Discovery forces us to totally rethink how we determine colour of dinosaurs

23 Jul 2018

Image: Herschel Hoffmeyer/Shutterstock

A breakthrough study suggests that a popular method for deciding the colour of ancient dinosaurs might be totally wide of the mark.

In trying to picture what dinosaurs from millions of years ago looked like, palaeontologists have had limited information at their disposal, with only fossilised bones and amber samples to really work from.

Thankfully, from these samples, researchers have been able to gather fossilised granules of melanin (melanosomes) from the skin, helping us to piece together a better idea of what these creatures might have looked like.

However, an international research team led by University College Cork’s Dr Maria McNamara and PhD student Valentina Rossi is now suggesting that much of this work is fundamentally flawed, requiring a complete rethink of how we go about trying to determine the colour of dinosaurs.

In a paper published to Nature Communications, the team shows evidence that other tissues – such as the liver, lungs and spleen – can also contain melanosomes.
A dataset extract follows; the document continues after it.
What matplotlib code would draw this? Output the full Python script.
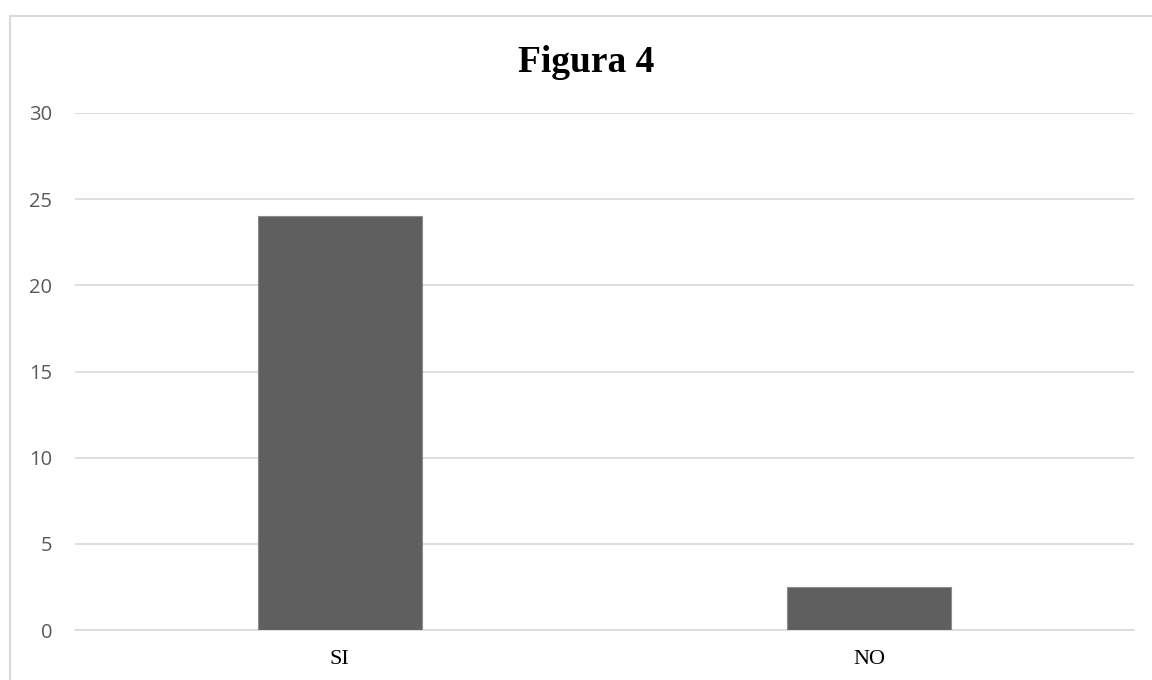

This means that if melanosomes are present within the remains of a dinosaur, it does not definitively prove the colour of the dinosaur’s skin.

Leaky melanosomes

“It’s absolutely critical that we understand the origins of melanosomes in fossils if we want to produce accurate reconstructions of the colours of ancient animals,” McNamara said.

To come to this conclusion, the team of researchers studied the internal tissues of modern frogs using powerful telescopes and chemical techniques to show that internal melanosomes are highly abundant, potentially making up the majority of those found at dinosaur dig sites.

The team also used decay experiments and fossil analysis to show that these internal melanosomes can actually leak into other body parts during fossilisation, “like snowflakes inside a globe”, according to Dr Patrick Orr from University College Dublin who worked on the research.

Rather than now throwing out all previous research, the study does help find a way to tell the difference between melanosomes from internal organs and the skin, as McNamara explained.

“The size and shape of skin melanosomes is usually distinct from those in internal organs,” she said. “This will allow us to produce more accurate reconstructions of the original colours of ancient vertebrates.”